Recommended Read: A Worse Place than Hell by John Matteson
First, a proviso: The jacket blurb, ‘How The Civil War Battle Of Fredericksburg Changed A Nation’ is blatant hyperbole, misleading and a publisher’s (Norton) play to author Matteson’s previous Pulitzer Prize win; note to the alerted:
He ain’t gonna win a Pulitzer here.
But it is a good book with plenty of meat on the bone and lots of new information that I as a Civil War military history bug found fascinating and intriguing. It is a worthy read.
It features five people, five personalities caught up in the time of the War Between The States at the confluence of the battle of Fredericksburg. They were all there, directly or indirectly, though they never encountered one another. And they were all unique and distinguishable and notable.
Some are still remembered. Some have faded into oblivion.
They were: Oliver Wendell Holmes, Jr., Louisa May Alcott, Walt Whitman, Chaplain Arthur Fuller and a brilliant Confederate Artillerist John Pelham from Alabama .
Their biographies are woven in and out of the Civil War narrative with Fredericksburg as the pivot point.
All five make for solid, interesting page turning time.
You will learn new things.
Of note, the book’s title implies that the Battle of Fredericksburg was ‘A Worse Place Than Hell’; that too is misleading. The title comes from an Abraham Lincoln quote during times spent anguishing over a brewing political cabal within his cabinet and a number of Hobson’s Choices as he wrestled with the issuance and timing of The Emancipation Proclamation. He, with his typical wisdom and a good bit of good fortune, untied his Gordian Knots with the great help of Union generals like Grant who no longer hesitated before the presumed invinsible Lee and the South.

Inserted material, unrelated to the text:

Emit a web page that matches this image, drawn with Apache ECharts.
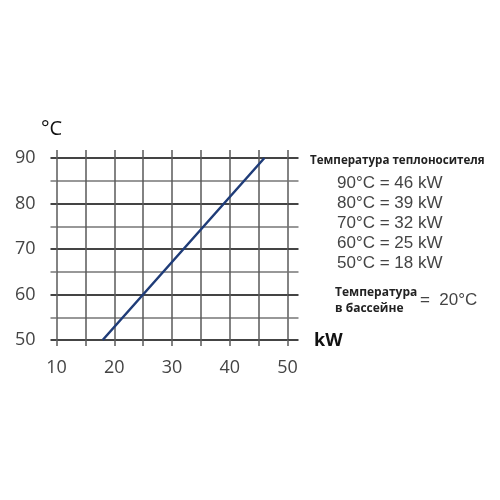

The last fifty pages or so seem hurried and turns into a mishmash of psycho-babble and musings about mindsets and thinkings, no doubt spurred by that not-very-much fun moment that sometimes hits the best of authors: How do I wrap this thing up? It was at this point I skimmed as I knew how to wrap this thing up.
Nonetheless, this is a pretty good one. Read it with a sharp eye.